Max Cream

Personal information
- Full name: Max Ian Josef Cream
- Date of birth: August 29, 1987 (age 38)
- Place of birth: Los Angeles, California, United States
- Height: 5 ft 10 in (1.78 m)
- Position: Attacking midfielder; striker;

Youth career
- 2004: Dundee United
- 2005: Dunfermline Athletic

Senior career*
- Years: Team / Apps / (Gls)
- 2004: Dundee United / 0 / (0)
- 2005: Dunfermline Athletic / 0 / (0)
- 2007: SV Meppen / 12 / (2)
- 2008: Shelbourne / 2 / (0)
- 2009: Cleveland City Stars / 2 / (0)
- 2009: Bournemouth FC / 4 / (2)
- 2010: Bashley / 17 / (1)
- 2010: Poole Town / 4 / (1)
- 2011: Bournemouth FC / 6 / (3)
- 2011: Wexford Youths / 2 / (0)
- 2011: Wimborne Town / 18 / (0)
- 2012: Bournemouth FC / 12 / (3)

= Max Cream =

American soccer player (born 1987)

Max Ian Josef Cream (born August 29, 1987) is an American former professional soccer player.

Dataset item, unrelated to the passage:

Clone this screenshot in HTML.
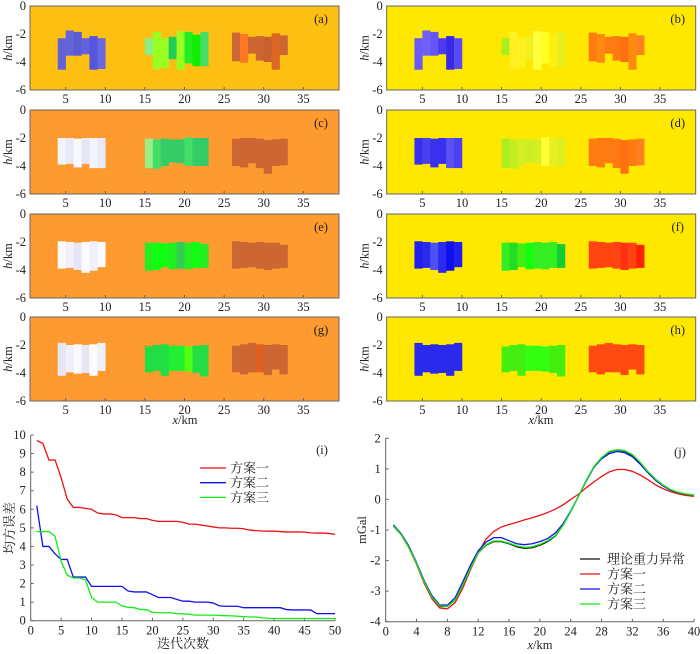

He was a full-time professional with Scottish Premier League sides Dundee United and Dunfermline Athletic, former German 2. Bundesliga side SV Meppen, League of Ireland side Shelbourne and former USL side Cleveland City Stars in the US, before joining the English semi-professional ranks in 2009.

==Career==
Cream began playing competitive football in Southern California at the age of five. At fifteen, he was invited to train with the Los Angeles Galaxy on a non trial basis. At sixteen Cream joined Stoke City on trial but was not offered a contract with the club. Cream began his professional career in Scotland at sixteen, signing for Dundee United before moving to SPL rivals Dunfermline Athletic shortly after.

At nineteen Cream returned to LA joining the Los Angeles Galaxy on trial. Cream played in two official first team friendlies, scoring on his debut against an Iran XI, the assist coming from USA soccer legend Alexi Lalas. Cream was offered a developmental contract with the club, however a management change saw Steve Sampson replaced by Frank Yallop. Yallop having not invited the player in for the trial, decided not to pursue the young striker any further. Cream subsequently returned to Europe.

After leaving LA, Cream went on trial with 1. Bundesliga sides Werder Bremen and Mainz 05 and 2. Bundesliga sides FC Cologne and Borussia Mönchengladbach. Cream eventually signed a professional contract with SV Meppen after the American was referred to the club by Werder Bremen coaching staff. He scored 2 goals in 12 league appearances before leaving the club by mutual consent. Whilst still under contract with Meppen, Cream trained with Dutch second-tier side BV Veendam, however all parties failed to agree terms on a transfer.

Cream signed for Dublin side Shelbourne after joining the club in pre-season. He made 2 league appearances and 1 cup appearance before leaving the club by mutual consent. Former Shelbourne teammate Greg O'Halloran facilitated a move to League of Ireland Premier side Cobh Ramblers, however the club were unable to sign the player due to well documented financial problems. Although a contract was never officially signed, Cream features for Cobh Ramblers on the video game FIFA 09. Cream returned to the US after a short stay in County Cork.

Cream returned to the US and in early 2009 signed a 2-year professional contract with the Cleveland City Stars. While at the Stars Cream suffered a serious ankle injury which ruled him out for the majority of the season. He made 2 league appearances before leaving by mutual consent in July 2009 to return to the UK.

After relocating to Bournemouth, UK in late 2009, Cream joined non-league football, playing for several local semi-professional sides.

In early 2011, Cream signed for Irish club Wexford Youths but after a short stay with the County Wexford club making two League of Ireland appearances, Cream returned to England to sign with Wimborne Town. On February 3, 2012, Cream signed for Bournemouth FC, making it his third spell with the club. Cream left Bournemouth FC on August 23, 2012.

==Personal life==
Cream was born in Los Angeles, California to a British father and American mother. In 2011, he founded sports consultancy group ScholarSport, based in Southern California.